長谷部区長とryuchellさんの共通項となるのは「原宿」。原宿に憧れ上京しショップ店員として働いていたryuchellさんは、個性的な格好をした人なども「原宿だから許されている」と「香り、キラキラ感、歩いている人」などを街の魅力として挙げた。それに対し、原宿エリア出身・在住の長谷部区長は、かつて「田舎で何も無かった」と話し、地方から移住した人が多く住んでいることから、さまざまな人を受け入れる「素地がある」と見解を述べた。その背景には、同エリアが、明治神宮の表参道という日本の伝統をベースに海外などの文化が集まっていることを挙げ、「変化を良しとする街だが、街の芯がしっかり変わらないことも重要なのかな」と続けた。それが「如実に表れている」として恵比寿も挙げた。
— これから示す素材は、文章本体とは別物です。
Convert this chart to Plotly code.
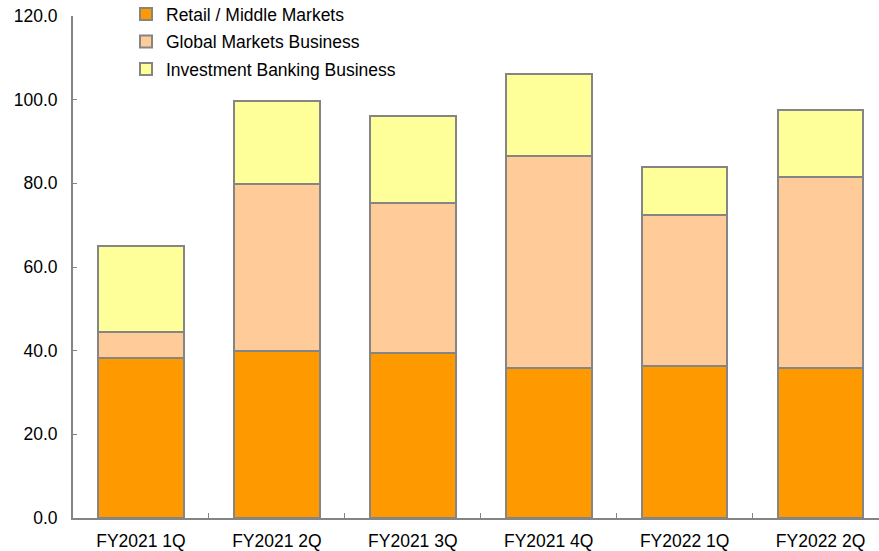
import plotly.graph_objects as go

quarters = ["FY2021 1Q", "FY2021 2Q", "FY2021 3Q", "FY2021 4Q", "FY2022 1Q", "FY2022 2Q"]
retail_middle = [38.2, 39.9, 39.4, 35.8, 36.3, 35.8]
global_markets = [6.2, 39.9, 35.9, 50.7, 36.1, 45.7]
investment_banking = [20.6, 19.8, 20.8, 19.6, 11.5, 16.0]

series = [
    ("Retail / Middle Markets", retail_middle, "#FF9900", "legend", 14),
    ("Global Markets Business", global_markets, "#FFCC99", "legend2", 41.5),
    ("Investment Banking Business", investment_banking, "#FFFF99", "legend3", 69),
]

FONT = "Liberation Sans, Arial, sans-serif"
FS = 17.5
EDGE = "#858585"
W, H = 879, 551
ML, MR, MT, MB = 73, 0, 16, 33
PW, PH = W - ML - MR, H - MT - MB

fig = go.Figure()
legends = {}
for name, vals, color, lg, ypx in series:
    fig.add_trace(go.Bar(
        x=quarters, y=vals, name=name, legend=lg,
        marker=dict(color=color, line=dict(color=EDGE, width=2)),
        width=0.63,
    ))
    legends[lg] = dict(
        bgcolor="rgba(0,0,0,0)", borderwidth=0,
        font=dict(family=FONT, size=FS, color="#000"),
        xanchor="left", yanchor="middle",
        x=(126 - ML) / PW, y=(H - MB - ypx) / PH, itemwidth=30,
    )

fig.update_layout(
    width=W, height=H,
    margin=dict(l=ML, r=MR, t=MT, b=MB, autoexpand=False),
    paper_bgcolor="white", plot_bgcolor="white",
    barmode="stack", showlegend=True,
    font=dict(family=FONT, size=FS, color="#000"),
    **legends,
    xaxis=dict(
        range=[-0.5, 5.43], tickson="boundaries",
        ticks="inside", ticklen=5, tickcolor=EDGE, tickwidth=1,
        showline=True, linecolor=EDGE, linewidth=2,
        showgrid=False, zeroline=False, ticklabelstandoff=6,
        tickangle=0,
        tickfont=dict(family=FONT, size=FS, color="#000"),
    ),
    yaxis=dict(
        range=[0, 120], dtick=20, tickformat=".1f",
        ticks="inside", ticklen=4, tickcolor=EDGE, tickwidth=1,
        showline=True, linecolor=EDGE, linewidth=2,
        showgrid=False, zeroline=False, ticklabelstandoff=10,
        tickfont=dict(family=FONT, size=FS, color="#000"),
    ),
)

fig.write_html("out.html")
多様性を語る際には「本当の多様性」を同時に考えることが必要と考えるryuchellさん。時には「理解できないこともいっぱいあるけど、僕が理想とする『芯はあるがしなやかで柔らかい大人』というか、『こういう人もいて良い』と、認める姿勢を大事にしている」と話す。長谷部区長も「調和して互いを認め合っていくことが大事。引き算したりかわしたり、しなやかに対応していくことだと思う」と同調した。